Finalmente i Teli dormienti vengono spiegati come vele a navigare; l’artista ritrova intatti solo i due centrali, mentre tutti gli altri sono andati perduti; pertanto decide di riproporre i Teli centrali senza intervenirci arbitrariamente, e gli altri otto vengono nuovamente realizzati.

Spiega l’artista: “A distanza di 20 anni dalla morte di Gian Maria riproponemmo l’opera per ricordare il regista. I Teli centrali ben conservati li ho volutamente rimettere al centro, mentre ho dovuto rifare tutti i laterali andati perduti; ovviamente erano passati 20 anni e con una maggiore consapevolezza e sicurezza ho agito sulle superfici rispetto alla prima esperienza in cui forse ci vai con una certa timidezza.

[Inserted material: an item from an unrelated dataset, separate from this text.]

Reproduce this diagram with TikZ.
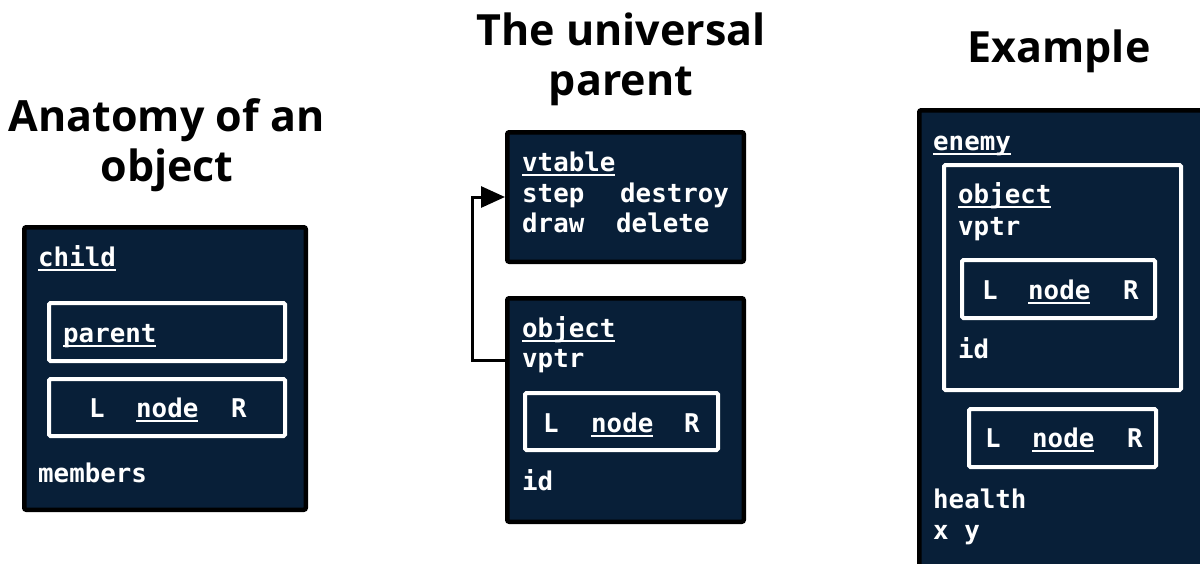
\documentclass[tikz,border=0pt]{standalone}
\usepackage{fontspec}
\usetikzlibrary{arrows.meta}
\newfontfamily\monofam{DejaVu Sans Mono}
\newfontfamily\titlefam{Open Sans}
\definecolor{navy}{RGB}{8,31,56}
\newcommand{\uln}[1]{\setbox0\hbox{#1}\rlap{\rule[-5pt]{\wd0}{2pt}}\box0}
\tikzset{
  outerbox/.style={draw=black, fill=navy, line width=4.5pt, rounded corners=2pt, inner sep=0pt},
  innerbox/.style={draw=white, line width=4pt, rounded corners=1.5pt, inner sep=0pt},
  txt/.style={text=white, font=\monofam\bfseries\fontsize{25.8}{30}\selectfont, anchor=base west, inner sep=0pt},
  ttl/.style={text=black, font=\titlefam\bfseries\fontsize{43}{50}\selectfont, anchor=base, inner sep=0pt},
  ptr/.style={draw=black, line width=3pt, -{Triangle[length=24pt,width=21pt]}}
}
\begin{document}
\begin{tikzpicture}[x=1pt,y=-1pt]
\useasboundingbox (0,0) rectangle (1200,563);
\clip (0,0) rectangle (1200,563);
% titles
\node[ttl] (t1a) at (166.5,131) {Anatomy of an};
\node[ttl] (t1b) at (167,181) {object};
\node[ttl] (t2a) at (621,45) {The universal};
\node[ttl] (t2b) at (621,95) {parent};
\node[ttl] (t3) at (1059,62) {Example};
% left: anatomy
\node[outerbox, minimum width=281.5pt, minimum height=282.5pt] (child) at (165,368.5) {};
\node[innerbox, minimum width=236pt, minimum height=58pt] (parentbox) at (167,332) {};
\node[innerbox, minimum width=236pt, minimum height=57pt] (nodeA) at (167,407.5) {};
\node[txt] (childlbl) at (38,266) {\uln{child}};
\node[txt] (parentlbl) at (63,342) {\uln{parent}};
\node[txt] (LA) at (89,417) {L};
\node[txt] (nA) at (136,417) {\uln{node}};
\node[txt] (RA) at (231,417) {R};
\node[txt] (members) at (38,482) {members};
% middle: universal parent
\node[outerbox, minimum width=236.5pt, minimum height=129.5pt] (vt) at (625.5,197) {};
\node[outerbox, minimum width=236.5pt, minimum height=223.5pt] (obj) at (625.5,410) {};
\node[innerbox, minimum width=193pt, minimum height=57pt] (nodeB) at (621.5,421.5) {};
\node[txt] (vtlbl) at (522,171) {\uln{vtable}};
\node[txt] (step) at (522,202) {step};
\node[txt] (destroy) at (620,202) {destroy};
\node[txt] (drawlbl) at (522,232) {draw};
\node[txt] (delete) at (616,232) {delete};
\node[txt] (objlbl) at (522,337) {\uln{object}};
\node[txt] (vptr) at (522,367) {vptr};
\node[txt] (LB) at (543,432) {L};
\node[txt] (nB) at (591,432) {\uln{node}};
\node[txt] (RB) at (684,432) {R};
\node[txt] (idB) at (522,490) {id};
\coordinate (turn) at (472,0);
\coordinate (ptrY) at (0,360);
\coordinate (tipY) at (0,197);
\draw[ptr] (obj.west |- ptrY) -- (turn |- ptrY) -- (turn |- tipY) -- (vt.west |- tipY);
% right: example
\node[outerbox, minimum width=293.5pt, minimum height=467.5pt] (enemy) at (1066,344) {};
\node[innerbox, minimum width=237pt, minimum height=225pt] (objC) at (1062.5,277.5) {};
\node[innerbox, minimum width=193pt, minimum height=58pt] (nodeC) at (1058.5,289) {};
\node[innerbox, minimum width=187pt, minimum height=58pt] (nodeD) at (1062.5,438) {};
\node[txt] (enemylbl) at (933,150) {\uln{enemy}};
\node[txt] (objClbl) at (958,203) {\uln{object}};
\node[txt] (vptrC) at (958,235) {vptr};
\node[txt] (LC) at (982,299) {L};
\node[txt] (nC) at (1028,299) {\uln{node}};
\node[txt] (RC) at (1123,299) {R};
\node[txt] (idC) at (958,358) {id};
\node[txt] (LD) at (985,447) {L};
\node[txt] (nD) at (1032,447) {\uln{node}};
\node[txt] (RD) at (1127,447) {R};
\node[txt] (health) at (933,508) {health};
\node[txt] (xy) at (933,539) {x y};
\end{tikzpicture}
\end{document}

Dopo averli realizzati a terra, vedevo che alcune parti degli striscioni erano potenti, fortemente evocativi, allora ho pensato di scattare delle foto di quei particolari. 

Durante il trascorrere del tempo, altri tre anni dall’ultima rappresentazione teatrale, quelle immagini mi tornavano spesso in mente temendo che quei particolari potessero andare perduti, finché un bel giorno decido di riprendere quei teli e man mano che li srotolavo rivedevo quei fotogrammi, e risentivo le stesse suggestive emozioni di allora.

Senza indugio li ho tagliati, scegliendo l’inquadratura giusta, e li ho applicati su dei tamburati. Incollati su di una base di 2 metri di larghezza e 150 di altezza; e senza intervenirci sopra, lasciandoli così come erano al tempo, con le stesse suggestioni che suscitavano, ne ho estrapolate 40 parti di cui ne ho scelte 20”.

Claudio Marini s’interroga.

Claudio Marini s’interroga, riflette e ri-torna con equilibrio ad agire sul suo precedente lavoro, e lo trasforma, le dà un connotato estetico rinnovato: diviene altro!

Si potrebbe pensare a Claudio come a un nomade dell’arte, che riesce a trasporre stimoli, pulsioni, slanci nell’elegante peregrinazione della sua materica indagine. Nella coraggiosa metamorfosi ci offre spunti di un logos trasfigurato di cui si spoglia del soverchio per giungere all’essenza, sofisticata sintesi di una transumanza concettuale e spirituale.

Focus della mostra di Claudio Marini alla Galleria Romberg, sono le opere sorte da quei Teli scenografici che conservano l’integrità simbolica e pittorica ma, assumono significati altri nel rigore dell’inquadratura. E l’appellativo ne fa il punctum e ne contempla il valore dei contenuti: “Dedicata”.